De toekomst blijft onzeker. Erger kan nog altijd vermeden worden – ‘erger’ voor de wereld buiten Gaza, in Gaza zelf is ‘erger’ een niet te vatten idee.
Reden te meer om de druk op onze eigen regeringen te blijven volhouden.
Notes:
1 Zuid-Soedan werd in 2011 onafhankelijk, na afsplitsing van Soedan, en heeft het Verdrag (nog) niet ondertekend. Het internationaal verdragsrecht bepaalt echter dat afsplitsingen van staten de facto en de jure gebonden zijn door verdragen die de oorspronkelijke staat afsloot. De mini-staat Palau – inwonersaantal 18.000 – in de Stille Oceaan heeft het Verdrag niet ondertekend, maar concreet past het dit verdrag wel toe. Een aantal staten hebben het Verdrag ondertekend maar nog niet geratificeerd (door een stemming in het nationale parlement) (over het verschil tussen beide, zie VRT: ondertekening en ratificatie is niet hetzelfde). In de praktijk passen zij het Verdrag wel toe. Het Verdrag van Wenen inzake het Verdragenrecht bepaalt immers dat verdragen die door een grote meerderheid van VN-Lidstaten worden erkend en toegepast ook alle andere landen binden.
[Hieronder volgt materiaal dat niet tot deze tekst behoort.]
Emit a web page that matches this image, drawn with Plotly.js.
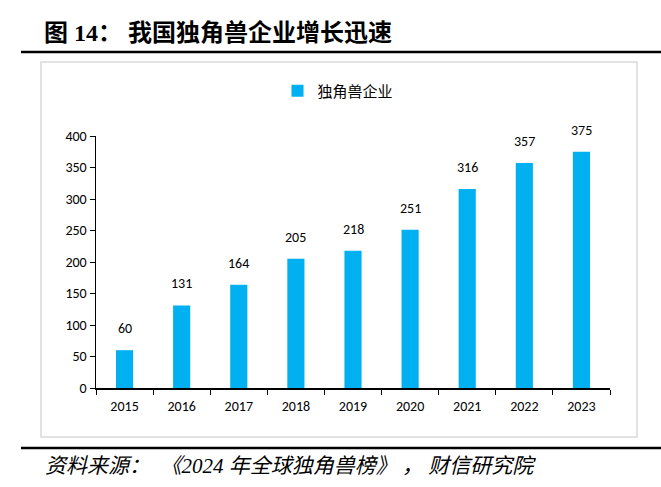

2 Consulaten zijn bijgebouwen van erkende ambassades, meestal in andere steden dan de hoofdstad, of aparte gebouwen naast de ambassade voor administratieve handelingen, zoals het uitreiken van visa, procedures voor de erkenning van diploma’s, uitreiken geboorteaktes e.d. Zij vallen eveneens volledig onder het Verdrag van Wenen.
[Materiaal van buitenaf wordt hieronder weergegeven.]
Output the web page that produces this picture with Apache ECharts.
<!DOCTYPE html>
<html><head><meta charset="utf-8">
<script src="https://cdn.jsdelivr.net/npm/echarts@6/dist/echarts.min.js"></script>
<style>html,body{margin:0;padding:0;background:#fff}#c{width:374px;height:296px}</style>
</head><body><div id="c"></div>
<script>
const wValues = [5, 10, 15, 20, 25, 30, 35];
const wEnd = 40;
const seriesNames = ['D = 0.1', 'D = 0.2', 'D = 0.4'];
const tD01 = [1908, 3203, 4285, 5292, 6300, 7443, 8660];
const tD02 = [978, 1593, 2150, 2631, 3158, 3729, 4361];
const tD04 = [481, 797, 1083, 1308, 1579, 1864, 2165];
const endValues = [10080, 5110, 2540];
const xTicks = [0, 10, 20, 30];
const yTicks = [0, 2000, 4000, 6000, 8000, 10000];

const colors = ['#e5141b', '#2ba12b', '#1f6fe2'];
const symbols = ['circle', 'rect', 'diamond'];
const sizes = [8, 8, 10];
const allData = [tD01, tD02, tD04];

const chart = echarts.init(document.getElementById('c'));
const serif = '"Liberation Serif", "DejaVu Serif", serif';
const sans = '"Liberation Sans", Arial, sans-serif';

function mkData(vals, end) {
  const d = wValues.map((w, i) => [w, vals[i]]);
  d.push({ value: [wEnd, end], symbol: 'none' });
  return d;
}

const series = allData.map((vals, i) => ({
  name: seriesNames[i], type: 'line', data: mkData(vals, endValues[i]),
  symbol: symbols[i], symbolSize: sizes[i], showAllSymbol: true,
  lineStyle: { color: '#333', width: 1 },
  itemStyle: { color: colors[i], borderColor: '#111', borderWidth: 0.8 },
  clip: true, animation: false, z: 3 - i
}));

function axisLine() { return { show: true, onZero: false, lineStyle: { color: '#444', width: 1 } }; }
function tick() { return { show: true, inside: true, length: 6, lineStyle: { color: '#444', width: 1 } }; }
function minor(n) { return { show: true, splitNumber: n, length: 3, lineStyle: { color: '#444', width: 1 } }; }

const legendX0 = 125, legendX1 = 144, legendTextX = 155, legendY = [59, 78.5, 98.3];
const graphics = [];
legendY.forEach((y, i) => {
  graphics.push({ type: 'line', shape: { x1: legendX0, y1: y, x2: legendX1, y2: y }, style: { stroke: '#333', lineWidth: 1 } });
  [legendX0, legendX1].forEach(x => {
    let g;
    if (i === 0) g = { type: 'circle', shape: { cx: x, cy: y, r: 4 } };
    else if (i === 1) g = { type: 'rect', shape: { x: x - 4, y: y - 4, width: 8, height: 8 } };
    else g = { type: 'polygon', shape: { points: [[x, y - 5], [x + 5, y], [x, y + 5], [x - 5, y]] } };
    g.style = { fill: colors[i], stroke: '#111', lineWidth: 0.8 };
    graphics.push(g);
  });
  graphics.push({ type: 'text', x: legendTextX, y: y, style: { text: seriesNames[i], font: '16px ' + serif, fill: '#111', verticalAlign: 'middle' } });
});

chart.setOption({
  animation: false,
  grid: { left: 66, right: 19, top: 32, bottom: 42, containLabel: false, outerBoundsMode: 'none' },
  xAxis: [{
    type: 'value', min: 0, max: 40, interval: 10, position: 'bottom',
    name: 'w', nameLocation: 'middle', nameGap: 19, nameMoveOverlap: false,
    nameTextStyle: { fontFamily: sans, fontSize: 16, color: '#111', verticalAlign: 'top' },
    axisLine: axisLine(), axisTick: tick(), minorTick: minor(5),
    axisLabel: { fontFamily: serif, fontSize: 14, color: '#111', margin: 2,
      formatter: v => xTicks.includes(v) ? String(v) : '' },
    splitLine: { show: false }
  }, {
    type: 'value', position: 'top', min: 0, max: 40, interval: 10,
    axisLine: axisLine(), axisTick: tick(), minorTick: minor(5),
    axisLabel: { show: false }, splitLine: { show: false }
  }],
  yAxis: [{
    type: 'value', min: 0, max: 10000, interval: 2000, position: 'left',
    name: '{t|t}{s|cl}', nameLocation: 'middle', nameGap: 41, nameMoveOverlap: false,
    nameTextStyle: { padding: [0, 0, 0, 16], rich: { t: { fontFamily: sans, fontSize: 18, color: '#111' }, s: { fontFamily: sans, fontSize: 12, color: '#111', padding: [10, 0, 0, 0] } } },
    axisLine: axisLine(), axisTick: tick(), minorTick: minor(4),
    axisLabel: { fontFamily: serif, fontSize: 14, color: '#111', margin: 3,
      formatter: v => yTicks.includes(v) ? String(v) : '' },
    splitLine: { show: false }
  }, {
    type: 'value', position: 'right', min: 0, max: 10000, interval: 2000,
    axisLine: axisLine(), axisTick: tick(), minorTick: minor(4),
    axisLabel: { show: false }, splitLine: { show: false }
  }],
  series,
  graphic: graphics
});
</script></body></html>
3 De Ecuadoriaanse politie ontvoerde voormalig Ecuadoriaanse vice-president Jorge Glas, die in de ambassade van Mexico politiek asiel had verkregen. Hij wordt beschuldigd van corruptie op basis van zeer vage beweringen. In werkelijkheid gaat het om een lawfare-operatie in samenwerking met de VS-ambassade in Quito, naar analogie met wat eerder ook al gebeurde in Brazilië.